Publié le 22 janvier 2021

La nouvelle position du fisc belge sur l’impôt des dividendes d’actions françaises a plusieurs conséquences pratiques. Voici ce que l’investisseur doit savoir.

Le traitement fiscal des dividendes d’actions françaises change. Après des années de litiges judiciaires, l’administration fiscale va se conformer à la jurisprudence de la Cour de cassation, qui prévoit qu’une partie du précompte mobilier français, appelée QFIE (quotité forfaitaire d’impôt étranger), doit être déduite de l’impôt prélevé par l’État belge. Il en résultera une diminution de la charge fiscale globale sur les dividendes français perçus par des investisseurs belges.

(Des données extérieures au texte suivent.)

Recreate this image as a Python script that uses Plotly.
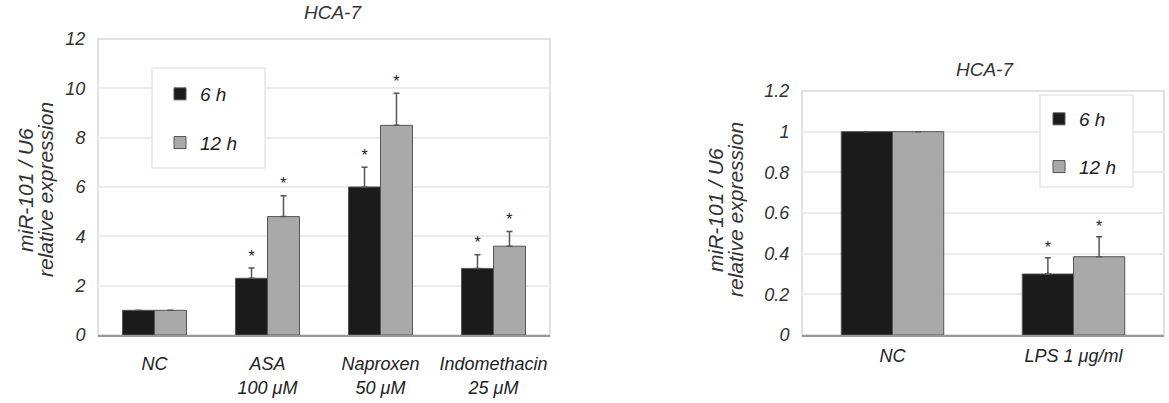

1. Quelle sera la réduction d’impôt?

Auparavant, sur un dividende de 100 euros par exemple, l’État français prélevait un précompte mobilier de 15%. Il restait donc 85 euros, montant qui subissait ensuite à son tour le précompte mobilier belge de 30%, ce qui laissait 59,50 euros à l’actionnaire. La charge fiscale globale était donc de 40,5%.

Selon la jurisprudence de la Cour de cassation que le fisc belge s’apprête à appliquer, l’impôt belge doit être diminué d’une partie du précompte français, la QFIE, laquelle ne peut pas être inférieure à 15%. Par conséquent, dans notre exemple, les 85 euros restants après précompte français ne subiront pas un précompte belge de 30% mais bien de 15%, ce qui laissera un montant net de 72,25 euros. L’impôt total tombe ainsi à 27,75%.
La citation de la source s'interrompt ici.